WHAT IS BEING ASKED
Report the count of lines where the string "document" appears, and nothing else.

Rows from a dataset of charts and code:
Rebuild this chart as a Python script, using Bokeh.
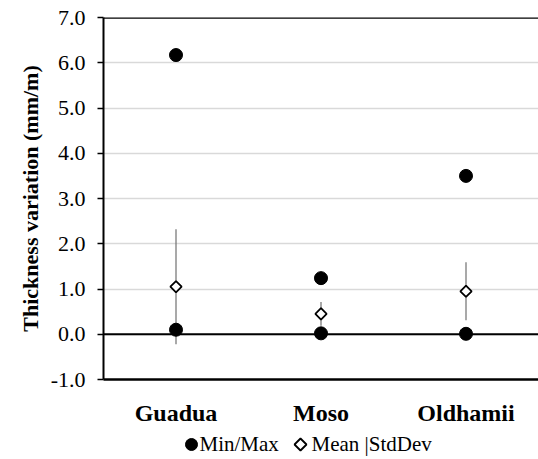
from bokeh.plotting import figure
from bokeh.layouts import column
from bokeh.models import (FactorRange, Range1d, FixedTicker, Span, LinearAxis,
                          ColumnDataSource, CustomJSTickFormatter)
from bokeh.core.properties import value
from bokeh.embed import file_html
from bokeh.resources import INLINE

categories = ["Guadua", "Moso", "Oldhamii"]
min_vals = [0.10, 0.02, 0.01]
max_vals = [6.17, 1.24, 3.50]
mean_vals = [1.05, 0.45, 0.95]
std_vals = [1.27, 0.26, 0.64]
y_ticks = [-1, 0, 1, 2, 3, 4, 5, 6, 7]
legend_labels = ["Min/Max", "Mean |StdDev"]

FONT = "Liberation Serif"

p = figure(width=538, height=428, x_range=FactorRange(factors=categories, range_padding=0),
           y_range=Range1d(-1, 7), output_backend="svg", toolbar_location=None,
           y_axis_location=None,
           min_border_left=103, min_border_right=0, min_border_top=17, min_border_bottom=44)
p.outline_line_color = None
p.background_fill_color = "white"
p.border_fill_color = "white"

# grid
p.xgrid.grid_line_color = None
p.ygrid.ticker = FixedTicker(ticks=y_ticks)
p.ygrid.grid_line_color = "#d9d9d9"
p.ygrid.grid_line_width = 1.5

# y axis (explicit)
yax = LinearAxis(
    ticker=FixedTicker(ticks=y_ticks),
    formatter=CustomJSTickFormatter(code="return tick.toFixed(1);"),
    axis_line_color="black", axis_line_width=2,
    major_tick_line_color="black", major_tick_line_width=1.5,
    major_tick_out=6, major_tick_in=0, minor_tick_line_color=None,
    major_label_text_font=FONT, major_label_text_font_size="22px",
    major_label_text_color="black", major_label_standoff=12,
    axis_label="Thickness variation (mm/m)",
    axis_label_text_font=FONT, axis_label_text_font_style="bold",
    axis_label_text_font_size="22px", axis_label_text_color="black",
    axis_label_standoff=5,
)
p.add_layout(yax, "left")

# x axis
p.xaxis.axis_line_color = "black"
p.xaxis.axis_line_width = 2.5
p.xaxis.major_tick_line_color = None
p.xaxis.minor_tick_line_color = None
p.xaxis.major_label_text_font = FONT
p.xaxis.major_label_text_font_style = "bold"
p.xaxis.major_label_text_font_size = "24px"
p.xaxis.major_label_text_color = "black"
p.xaxis.major_label_standoff = 14

# top border and zero line
p.add_layout(Span(location=7, dimension="width", line_color="black", line_width=2.5))
p.add_layout(Span(location=0, dimension="width", line_color="black", line_width=2))

lower = [m - s for m, s in zip(mean_vals, std_vals)]
upper = [m + s for m, s in zip(mean_vals, std_vals)]
src = ColumnDataSource(dict(cat=categories, mn=min_vals, mx=max_vals, mean=mean_vals,
                            lower=lower, upper=upper))

CIRCLE = dict(marker="circle", size=13, fill_color="black", line_color="black")
DIAMOND = dict(marker="square", size=8, angle=0.785398, fill_color="white",
               line_color="black", line_width=1.8)

p.segment(x0="cat", x1="cat", y0="lower", y1="upper", source=src,
          line_color="#707070", line_width=1.2)
p.scatter(x="cat", y="mn", source=src, **CIRCLE)
p.scatter(x="cat", y="mx", source=src, **CIRCLE)
p.scatter(x="cat", y="mean", source=src, **DIAMOND)

# legend strip drawn as a small key (coordinates are in strip pixels)
lf = figure(width=538, height=31, x_range=Range1d(103, 538), y_range=Range1d(0, 31),
            output_backend="svg", toolbar_location=None,
            min_border_left=103, min_border_right=0, min_border_top=0, min_border_bottom=0)
lf.axis.visible = False
lf.grid.visible = False
lf.outline_line_color = None
lf.background_fill_color = "white"
lf.border_fill_color = "white"
key_circle = ColumnDataSource(dict(x=[191.0], y=[15.0]))
key_diamond = ColumnDataSource(dict(x=[300.0], y=[15.0]))
key_text = ColumnDataSource(dict(x=[199.0, 311.0], y=[15.5, 15.5], label=legend_labels))
lf.scatter(x="x", y="y", source=key_circle, marker="circle", size=12,
           fill_color="black", line_color="black")
lf.scatter(x="x", y="y", source=key_diamond, marker="square", size=8.5, angle=0.785398,
           fill_color="white", line_color="black", line_width=1.8)
lf.text(x="x", y="y", text="label", source=key_text, text_font=value(FONT),
        text_font_size="21px", text_color="black", text_baseline="middle",
        text_align="left")

open("out.html", "w").write(file_html(column(p, lf, spacing=0), INLINE))
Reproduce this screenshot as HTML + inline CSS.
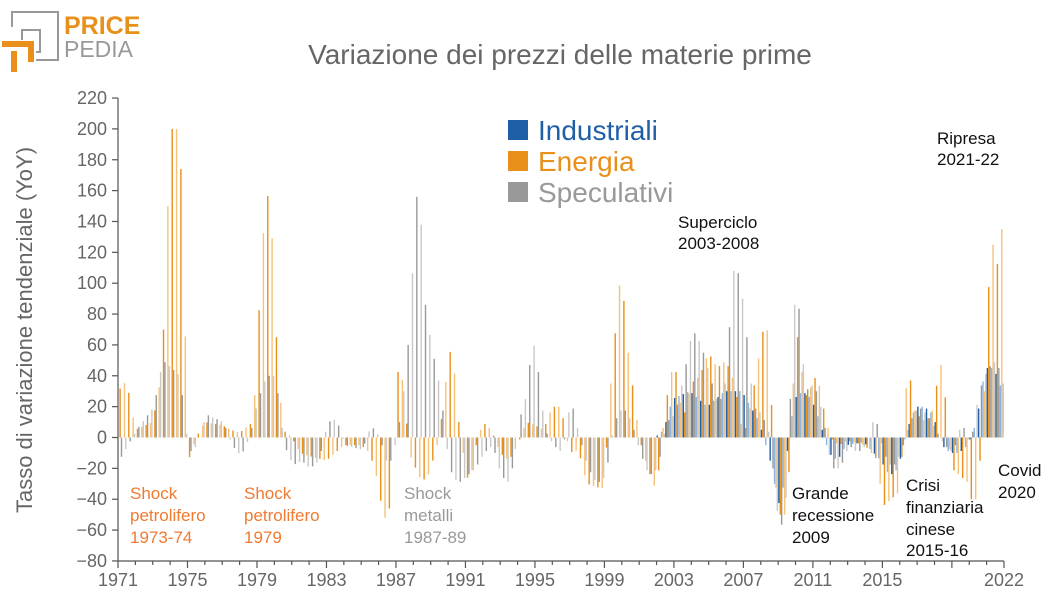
<!DOCTYPE html>
<html><head><meta charset="utf-8"><style>
body{margin:0;background:#fff;width:1054px;height:604px;overflow:hidden;font-family:"Liberation Sans",sans-serif}
</style></head><body>
<svg id="s" width="1054" height="604" xmlns="http://www.w3.org/2000/svg" font-family="Liberation Sans, sans-serif">
<g fill="none" stroke="#999" stroke-width="2">
<path d="M12 27 V12 H58 V60 H36"/>
<path d="M22 40 V30 H40 V52 H36"/>
</g>
<g fill="none" stroke="#e8901a" stroke-width="6">
<path d="M2 44 H31 V62"/>
<path d="M14 51 V72"/>
</g>
<text x="64" y="34" font-size="25" font-weight="bold" fill="#e8901a">PRICE</text>
<text x="64" y="57" font-size="23" fill="#999">PEDIA</text>
<text x="560" y="64" font-size="28" fill="#666" text-anchor="middle">Variazione dei prezzi delle materie prime</text>
<text transform="translate(32,330) rotate(-90)" font-size="22" fill="#666" text-anchor="middle">Tasso di variazione tendenziale (YoY)</text>
<g id="bars"></g>
<g id="axes" stroke="#555" stroke-width="1.2" fill="none"></g>
<g id="lab" font-size="18" fill="#666"></g>
<rect x="508" y="120" width="20" height="20" fill="#1f5fa8"/>
<rect x="508" y="151" width="20" height="20" fill="#e8901a"/>
<rect x="508" y="182" width="20" height="20" fill="#999"/>
<text x="538" y="140" font-size="28" fill="#1f5fa8">Industriali</text>
<text x="538" y="171" font-size="28" fill="#e8901a">Energia</text>
<text x="538" y="202" font-size="28" fill="#999">Speculativi</text>
<g font-size="17">
<text fill="#f07a30"><tspan x="130" y="499">Shock</tspan><tspan x="130" y="521">petrolifero</tspan><tspan x="130" y="543">1973-74</tspan></text>
<text fill="#f07a30"><tspan x="244" y="499">Shock</tspan><tspan x="244" y="521">petrolifero</tspan><tspan x="244" y="543">1979</tspan></text>
<text fill="#999"><tspan x="404" y="499">Shock</tspan><tspan x="404" y="521">metalli</tspan><tspan x="404" y="543">1987-89</tspan></text>
<text fill="#111"><tspan x="678" y="228">Superciclo</tspan><tspan x="678" y="249">2003-2008</tspan></text>
<text fill="#111"><tspan x="792" y="499">Grande</tspan><tspan x="792" y="521">recessione</tspan><tspan x="792" y="543">2009</tspan></text>
<text fill="#111"><tspan x="906" y="491">Crisi</tspan><tspan x="906" y="513">finanziaria</tspan><tspan x="906" y="535">cinese</tspan><tspan x="906" y="556">2015-16</tspan></text>
<text fill="#111"><tspan x="998" y="476">Covid</tspan><tspan x="998" y="498">2020</tspan></text>
<text fill="#111"><tspan x="937" y="144">Ripresa</tspan><tspan x="937" y="165">2021-22</tspan></text>
</g>
</svg>
<script>
var NS="http://www.w3.org/2000/svg";
function el(p,t,a,txt){var e=document.createElementNS(NS,t);for(var k in a)e.setAttribute(k,a[k]);if(txt!=null)e.textContent=txt;p.appendChild(e);return e;}
var x0=118,x1=1004,y0=437.5,k=1.543;
function X(yr){return x0+(yr-1971)*(x1-x0)/51;}
function Y(v){return y0-v*k;}
var ax=document.getElementById('axes'),lab=document.getElementById('lab');
el(ax,'line',{x1:x0,y1:98,x2:x0,y2:561});
el(ax,'line',{x1:x0,y1:561,x2:x1,y2:561});
for(var v=-80;v<=220;v+=20){var y=Y(v);el(ax,'line',{x1:x0-6,y1:y,x2:x0,y2:y});el(lab,'text',{x:x0-11,y:y+6,'text-anchor':'end'},v<0?'\u2212'+(-v):String(v));}
for(var yr=1971;yr<=2022;yr++){var x=X(yr);el(ax,'line',{x1:x,y1:561,x2:x,y2:(yr-1971)%4==0||yr==2022?568:565});}
[1971,1975,1979,1983,1987,1991,1995,1999,2003,2007,2011,2015,2022].forEach(function(yr){el(lab,'text',{x:X(yr),y:586,'text-anchor':'middle'},yr);});
var E=[1971,30,1971.5,37,1972,5,1973,10,1973.5,40,1973.75,100,1974,200,1974.25,200,1974.5,200,1974.75,148,1975,-17,1975.5,0,1976,10,1977,8,1977.5,5,1978,3,1978.75,10,1979,45,1979.25,120,1979.5,145,1979.75,168,1980,90,1980.25,40,1980.5,5,1981,0,1981.5,-10,1982,-12,1983,-15,1984,-5,1985,-5,1985.5,-10,1986,-30,1986.25,-52,1986.5,-52,1986.75,-40,1987,40,1987.25,45,1987.5,30,1987.75,-12,1988,-14,1988.25,-25,1988.75,-28,1989,-20,1989.5,0,1990,48,1990.25,63,1990.5,20,1991,-20,1991.25,-32,1991.5,-10,1992,10,1992.5,5,1993,-10,1993.5,-15,1994,-5,1994.5,10,1995,8,1995.5,5,1996,20,1996.5,20,1997,-10,1997.5,-8,1998,-30,1998.5,-32,1999,-33,1999.25,20,1999.5,50,1999.75,85,2000,112,2000.25,65,2000.5,45,2001,0,2001.5,-20,2002,-35,2002.5,20,2003,50,2003.25,35,2003.5,10,2004,35,2004.5,40,2005,55,2005.5,45,2006,50,2006.5,35,2007,0,2007.5,25,2008,60,2008.25,77,2008.5,62,2008.75,-20,2009,-45,2009.25,-55,2009.5,-45,2009.75,0,2010,70,2010.25,60,2010.5,25,2011,35,2011.25,42,2011.5,25,2012,0,2012.5,-5,2013,-2,2014,-5,2014.75,-15,2015,-45,2015.5,-40,2016,-35,2016.25,10,2016.5,54,2016.75,20,2017,15,2017.5,10,2018,20,2018.25,47,2018.5,47,2018.75,5,2019,-20,2019.5,-25,2020,-30,2020.25,-50,2020.5,-30,2020.75,0,2021,60,2021.25,135,2021.5,115,2021.75,110,2022,160,2022.25,115];
var S=[1971,-15,1971.5,-5,1972,5,1973,20,1973.5,50,1974,45,1974.5,40,1975,-10,1975.5,-5,1976,15,1977,10,1977.5,-5,1978,-12,1978.5,0,1979,25,1979.5,40,1980,40,1980.5,-5,1981,-18,1981.5,-15,1982,-20,1982.5,-15,1983,10,1983.5,12,1984,-5,1985,-8,1985.5,8,1986,0,1986.5,-20,1987,0,1987.5,40,1987.75,80,1988,133,1988.25,179,1988.5,97,1988.75,75,1989,58,1989.5,30,1990,-20,1990.5,-30,1991,-25,1991.5,-20,1992,-10,1992.5,-5,1993,-25,1993.5,-30,1994,10,1994.5,30,1994.75,64,1995,55,1995.25,30,1995.5,5,1996,-5,1996.5,-10,1997,25,1997.5,0,1998,-20,1998.5,-30,1999,-25,1999.5,10,2000,20,2000.5,10,2001,-10,2001.5,-25,2002,-20,2002.5,10,2003,15,2003.5,40,2004,70,2004.5,60,2005,40,2005.5,20,2006,40,2006.25,103,2006.5,113,2006.75,100,2007,80,2007.5,20,2008,15,2008.5,0,2008.75,-40,2009,-55,2009.25,-58,2009.5,-20,2009.75,70,2010,102,2010.25,65,2010.5,30,2011,35,2011.5,15,2012,-20,2012.5,-20,2013,-5,2013.5,-10,2014,-5,2014.5,15,2015,-10,2015.5,-20,2016,-10,2016.5,10,2017,20,2017.5,15,2018,5,2018.5,-5,2019,-10,2019.5,10,2020,-5,2020.5,30,2021,45,2021.5,50,2022,30,2022.25,30];
var I=[1971,0,2002,0,2002.5,5,2003,25,2004,30,2005,20,2006,30,2007,30,2007.5,20,2008,10,2008.75,-20,2009,-40,2009.25,-45,2009.5,-20,2010,25,2010.5,30,2011,25,2011.5,10,2012,-10,2012.5,-15,2013,-5,2014,-3,2015,-15,2015.5,-25,2016,-20,2016.5,5,2017,20,2017.5,20,2018,15,2018.5,-5,2019,-10,2019.5,-10,2020,-5,2020.5,10,2021,45,2021.5,45,2022,30,2022.25,30];
function interp(a,t){for(var i=0;i<a.length-2;i+=2){if(t>=a[i]&&t<=a[i+2]){var f=(t-a[i])/(a[i+2]-a[i]);return a[i+1]+f*(a[i+3]-a[i+1]);}}return a[a.length-1];}
var g=document.getElementById('bars');
var qw=(x1-x0)/204,bw=1.4;
var sets=[[I,'#1f5fa8','#8fb3dc',0],[E,'#e8901a','#f5c27a',1],[S,'#999','#c8c8c8',2]];
for(var q=0;q<204;q++){var t=1971+q/4;
sets.forEach(function(s){var v=interp(s[0],t+0.125);var x=x0+q*qw+s[3]*bw;var y=Y(v);
el(g,'rect',{x:x.toFixed(2),y:Math.min(y,y0).toFixed(2),width:bw,height:Math.abs(y-y0).toFixed(2),fill:q%2?s[2]:s[1]});});}
</script>
</body></html>
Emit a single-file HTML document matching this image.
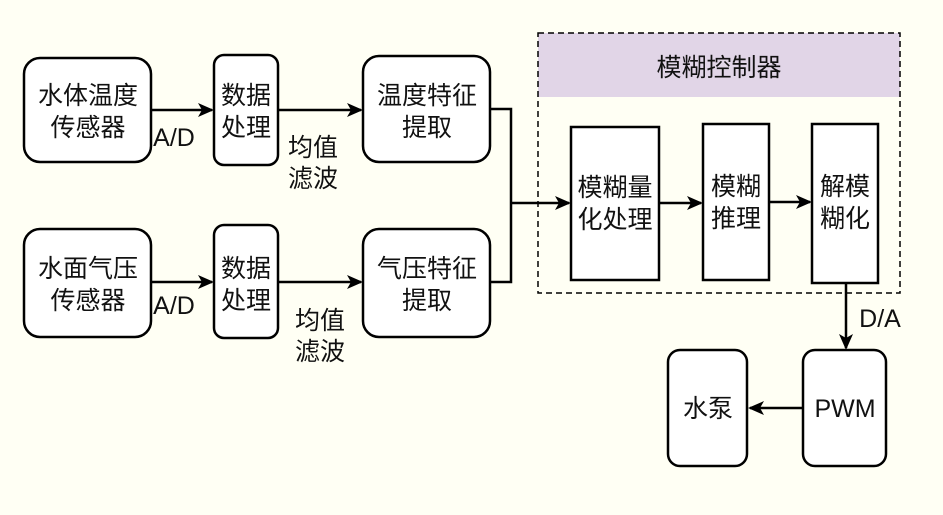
<!DOCTYPE html>
<html><head><meta charset="utf-8"><style>
body{margin:0;background:#fffff4;}
svg{display:block;}
text{font-family:"Liberation Sans","Noto Sans CJK SC",sans-serif;font-size:25px;fill:#111;text-anchor:middle;}
</style></head><body>
<svg width="943" height="515" viewBox="0 0 943 515">
<defs><marker id="a" markerWidth="16" markerHeight="14" refX="14" refY="7" orient="auto" markerUnits="userSpaceOnUse"><path d="M0,0 L16,7 L0,14 L4,7 Z" fill="#000"/></marker></defs>
<rect width="943" height="515" fill="#fffff4"/>
<rect x="538" y="33" width="362" height="64" fill="#e1d5e7"/>
<rect x="538" y="33" width="362" height="260" fill="none" stroke="#000" stroke-width="1.5" stroke-dasharray="6,4"/>
<text x="719" y="76">模糊控制器</text>
<g fill="#fff" stroke="#000" stroke-width="2.5">
<rect x="24" y="58" width="127" height="104" rx="16"/>
<rect x="214" y="55" width="64" height="110" rx="10"/>
<rect x="363" y="56" width="127" height="106" rx="16"/>
<rect x="24" y="229" width="127" height="108" rx="16"/>
<rect x="214" y="225" width="64" height="113" rx="10"/>
<rect x="363" y="229" width="127" height="108" rx="16"/>
<rect x="571" y="127" width="88" height="153"/>
<rect x="703" y="124" width="66" height="156"/>
<rect x="812" y="124" width="66" height="159"/>
<rect x="668" y="350" width="79" height="116" rx="12"/>
<rect x="803" y="350" width="83" height="116" rx="12"/>
</g>
<g stroke="#000" stroke-width="2.5" fill="none">
<path d="M151 110 H212" marker-end="url(#a)"/>
<path d="M278 110 H361" marker-end="url(#a)"/>
<path d="M151 282 H212" marker-end="url(#a)"/>
<path d="M278 282 H361" marker-end="url(#a)"/>
<path d="M490 109 H511 V282 H490"/>
<path d="M511 203 H569" marker-end="url(#a)"/>
<path d="M659 203 H701" marker-end="url(#a)"/>
<path d="M769 202 H810" marker-end="url(#a)"/>
<path d="M846 283 V348" marker-end="url(#a)"/>
<path d="M803 408 H750" marker-end="url(#a)"/>
</g>
<text x="88" y="104">水体温度</text><text x="88" y="136">传感器</text>
<text x="246" y="104">数据</text><text x="246" y="136">处理</text>
<text x="427" y="104">温度特征</text><text x="427" y="136">提取</text>
<text x="88" y="277">水面气压</text><text x="88" y="309">传感器</text>
<text x="246" y="277">数据</text><text x="246" y="309">处理</text>
<text x="427" y="277">气压特征</text><text x="427" y="309">提取</text>
<text x="174" y="146">A/D</text><text x="174" y="314">A/D</text>
<text x="313" y="156">均值</text><text x="313" y="187">滤波</text>
<text x="320" y="329">均值</text><text x="320" y="360">滤波</text>
<text x="615" y="196">模糊量</text><text x="615" y="228">化处理</text>
<text x="736" y="195">模糊</text><text x="736" y="227">推理</text>
<text x="845" y="195">解模</text><text x="845" y="227">糊化</text>
<text x="880" y="327">D/A</text>
<text x="708" y="417">水泵</text>
<text x="845" y="417">PWM</text>
</svg>
</body></html>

THE REPLY
4